• [The exercise] Count how many lines of the material below have the word "that" and give only the number.

• [Dataset excerpt]
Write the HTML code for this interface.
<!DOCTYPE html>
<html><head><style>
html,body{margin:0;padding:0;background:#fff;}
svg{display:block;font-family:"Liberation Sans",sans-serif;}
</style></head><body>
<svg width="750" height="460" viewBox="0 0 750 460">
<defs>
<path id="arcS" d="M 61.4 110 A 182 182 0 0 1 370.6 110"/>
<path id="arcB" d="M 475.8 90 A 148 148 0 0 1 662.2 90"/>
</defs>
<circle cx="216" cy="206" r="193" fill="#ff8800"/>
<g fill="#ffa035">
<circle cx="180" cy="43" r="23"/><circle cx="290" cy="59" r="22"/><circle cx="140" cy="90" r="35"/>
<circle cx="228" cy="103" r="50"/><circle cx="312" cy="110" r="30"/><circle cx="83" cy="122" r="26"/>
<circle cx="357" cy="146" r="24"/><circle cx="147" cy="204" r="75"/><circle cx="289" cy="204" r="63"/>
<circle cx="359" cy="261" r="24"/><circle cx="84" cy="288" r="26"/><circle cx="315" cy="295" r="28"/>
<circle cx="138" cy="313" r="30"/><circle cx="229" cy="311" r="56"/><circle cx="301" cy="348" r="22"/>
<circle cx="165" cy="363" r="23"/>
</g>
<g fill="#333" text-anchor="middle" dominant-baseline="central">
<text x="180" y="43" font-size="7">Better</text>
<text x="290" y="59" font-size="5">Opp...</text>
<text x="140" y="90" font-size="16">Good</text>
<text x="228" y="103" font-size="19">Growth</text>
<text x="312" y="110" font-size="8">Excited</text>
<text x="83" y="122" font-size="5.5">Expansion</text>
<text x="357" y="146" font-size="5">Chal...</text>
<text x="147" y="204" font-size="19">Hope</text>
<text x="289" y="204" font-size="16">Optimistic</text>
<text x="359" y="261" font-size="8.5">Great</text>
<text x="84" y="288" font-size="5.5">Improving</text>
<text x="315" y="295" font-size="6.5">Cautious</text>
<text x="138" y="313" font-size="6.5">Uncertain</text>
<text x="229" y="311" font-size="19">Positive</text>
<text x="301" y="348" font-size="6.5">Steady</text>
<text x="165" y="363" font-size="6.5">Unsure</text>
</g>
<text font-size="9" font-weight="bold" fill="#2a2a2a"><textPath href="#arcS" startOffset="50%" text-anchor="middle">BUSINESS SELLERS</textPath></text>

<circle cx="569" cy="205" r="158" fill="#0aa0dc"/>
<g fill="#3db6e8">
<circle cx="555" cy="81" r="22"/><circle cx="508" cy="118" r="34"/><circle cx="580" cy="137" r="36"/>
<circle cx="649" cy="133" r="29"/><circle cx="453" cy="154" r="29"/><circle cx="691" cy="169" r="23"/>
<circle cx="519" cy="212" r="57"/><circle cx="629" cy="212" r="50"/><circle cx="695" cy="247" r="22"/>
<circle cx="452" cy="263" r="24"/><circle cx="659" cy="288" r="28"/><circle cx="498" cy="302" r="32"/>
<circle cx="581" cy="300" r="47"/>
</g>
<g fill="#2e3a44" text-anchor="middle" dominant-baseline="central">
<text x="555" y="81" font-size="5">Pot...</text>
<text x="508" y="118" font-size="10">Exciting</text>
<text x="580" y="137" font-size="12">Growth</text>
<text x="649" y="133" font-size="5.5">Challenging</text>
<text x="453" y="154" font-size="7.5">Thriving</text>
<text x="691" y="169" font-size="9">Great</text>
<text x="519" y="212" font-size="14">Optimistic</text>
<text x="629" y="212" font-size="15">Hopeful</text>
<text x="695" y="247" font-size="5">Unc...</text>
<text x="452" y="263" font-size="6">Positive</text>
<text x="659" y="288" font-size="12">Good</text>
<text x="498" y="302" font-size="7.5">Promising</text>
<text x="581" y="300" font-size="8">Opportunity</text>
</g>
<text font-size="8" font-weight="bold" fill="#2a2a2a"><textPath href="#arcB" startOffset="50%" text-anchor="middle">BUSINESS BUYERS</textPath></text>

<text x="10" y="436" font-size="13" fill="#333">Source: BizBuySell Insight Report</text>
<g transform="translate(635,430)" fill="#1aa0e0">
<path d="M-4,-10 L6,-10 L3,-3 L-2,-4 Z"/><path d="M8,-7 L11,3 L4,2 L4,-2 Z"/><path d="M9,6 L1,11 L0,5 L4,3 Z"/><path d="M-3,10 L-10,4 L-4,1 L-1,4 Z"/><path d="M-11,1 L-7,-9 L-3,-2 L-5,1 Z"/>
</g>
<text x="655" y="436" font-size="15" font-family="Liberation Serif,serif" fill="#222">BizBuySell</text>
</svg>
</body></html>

...

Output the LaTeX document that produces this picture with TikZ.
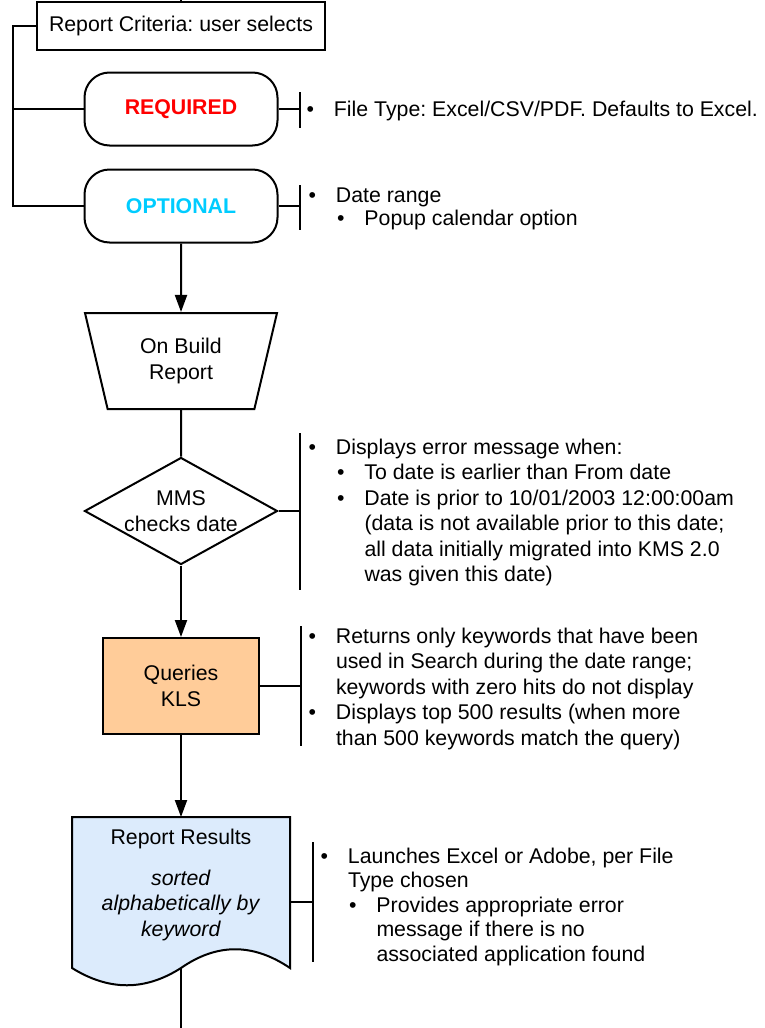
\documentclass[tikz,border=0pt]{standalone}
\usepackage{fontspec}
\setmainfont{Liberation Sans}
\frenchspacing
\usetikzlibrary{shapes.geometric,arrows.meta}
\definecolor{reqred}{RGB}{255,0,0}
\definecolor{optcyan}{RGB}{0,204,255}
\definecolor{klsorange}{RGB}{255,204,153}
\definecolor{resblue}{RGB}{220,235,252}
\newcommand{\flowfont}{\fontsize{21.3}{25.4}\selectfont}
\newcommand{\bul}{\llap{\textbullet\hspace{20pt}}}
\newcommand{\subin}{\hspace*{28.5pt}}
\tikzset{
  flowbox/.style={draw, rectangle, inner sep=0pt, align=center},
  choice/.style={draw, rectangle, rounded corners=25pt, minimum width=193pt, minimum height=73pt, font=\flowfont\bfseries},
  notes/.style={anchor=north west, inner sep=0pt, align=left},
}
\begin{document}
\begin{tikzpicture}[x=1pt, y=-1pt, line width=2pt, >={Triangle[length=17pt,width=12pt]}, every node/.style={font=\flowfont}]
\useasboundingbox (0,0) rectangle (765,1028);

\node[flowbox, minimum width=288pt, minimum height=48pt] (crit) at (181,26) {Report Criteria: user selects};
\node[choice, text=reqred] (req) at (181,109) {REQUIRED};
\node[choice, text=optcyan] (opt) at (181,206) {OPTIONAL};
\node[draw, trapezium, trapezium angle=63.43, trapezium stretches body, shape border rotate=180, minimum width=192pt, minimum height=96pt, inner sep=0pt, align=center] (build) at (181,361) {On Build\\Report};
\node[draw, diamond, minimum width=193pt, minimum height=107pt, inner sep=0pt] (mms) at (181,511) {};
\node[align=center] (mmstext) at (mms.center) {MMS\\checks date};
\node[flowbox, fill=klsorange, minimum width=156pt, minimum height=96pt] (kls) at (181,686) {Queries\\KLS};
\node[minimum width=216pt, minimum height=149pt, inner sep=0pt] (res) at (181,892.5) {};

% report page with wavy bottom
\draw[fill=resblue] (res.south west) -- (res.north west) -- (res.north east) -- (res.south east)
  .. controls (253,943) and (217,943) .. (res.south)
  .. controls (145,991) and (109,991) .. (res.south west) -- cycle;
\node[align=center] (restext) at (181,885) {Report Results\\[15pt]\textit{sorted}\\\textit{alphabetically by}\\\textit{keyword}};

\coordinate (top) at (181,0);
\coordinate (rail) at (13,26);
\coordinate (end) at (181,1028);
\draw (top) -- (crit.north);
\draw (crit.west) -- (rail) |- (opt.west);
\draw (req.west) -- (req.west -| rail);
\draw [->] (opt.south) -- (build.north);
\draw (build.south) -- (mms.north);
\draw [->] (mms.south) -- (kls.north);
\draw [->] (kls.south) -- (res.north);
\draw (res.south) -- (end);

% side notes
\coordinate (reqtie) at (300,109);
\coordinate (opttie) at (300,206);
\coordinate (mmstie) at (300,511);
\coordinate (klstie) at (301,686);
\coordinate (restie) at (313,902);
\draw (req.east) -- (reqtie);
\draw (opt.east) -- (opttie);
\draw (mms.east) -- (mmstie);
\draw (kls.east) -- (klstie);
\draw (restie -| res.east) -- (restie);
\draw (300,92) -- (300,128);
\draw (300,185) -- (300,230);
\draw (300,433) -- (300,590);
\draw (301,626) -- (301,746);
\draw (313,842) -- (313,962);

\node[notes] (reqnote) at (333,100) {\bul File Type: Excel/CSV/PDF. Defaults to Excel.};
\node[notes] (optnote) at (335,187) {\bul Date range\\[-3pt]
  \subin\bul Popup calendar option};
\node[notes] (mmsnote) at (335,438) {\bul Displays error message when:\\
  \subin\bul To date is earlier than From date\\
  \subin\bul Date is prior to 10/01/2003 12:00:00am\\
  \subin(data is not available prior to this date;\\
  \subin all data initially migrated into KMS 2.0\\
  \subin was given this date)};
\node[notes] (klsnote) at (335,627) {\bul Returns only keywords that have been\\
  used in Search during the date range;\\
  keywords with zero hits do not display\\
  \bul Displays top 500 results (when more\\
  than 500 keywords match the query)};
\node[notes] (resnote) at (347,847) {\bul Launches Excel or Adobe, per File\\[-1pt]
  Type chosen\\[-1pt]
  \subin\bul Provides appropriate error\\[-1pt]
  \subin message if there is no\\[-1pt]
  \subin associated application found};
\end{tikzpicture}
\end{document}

• [Task result] 2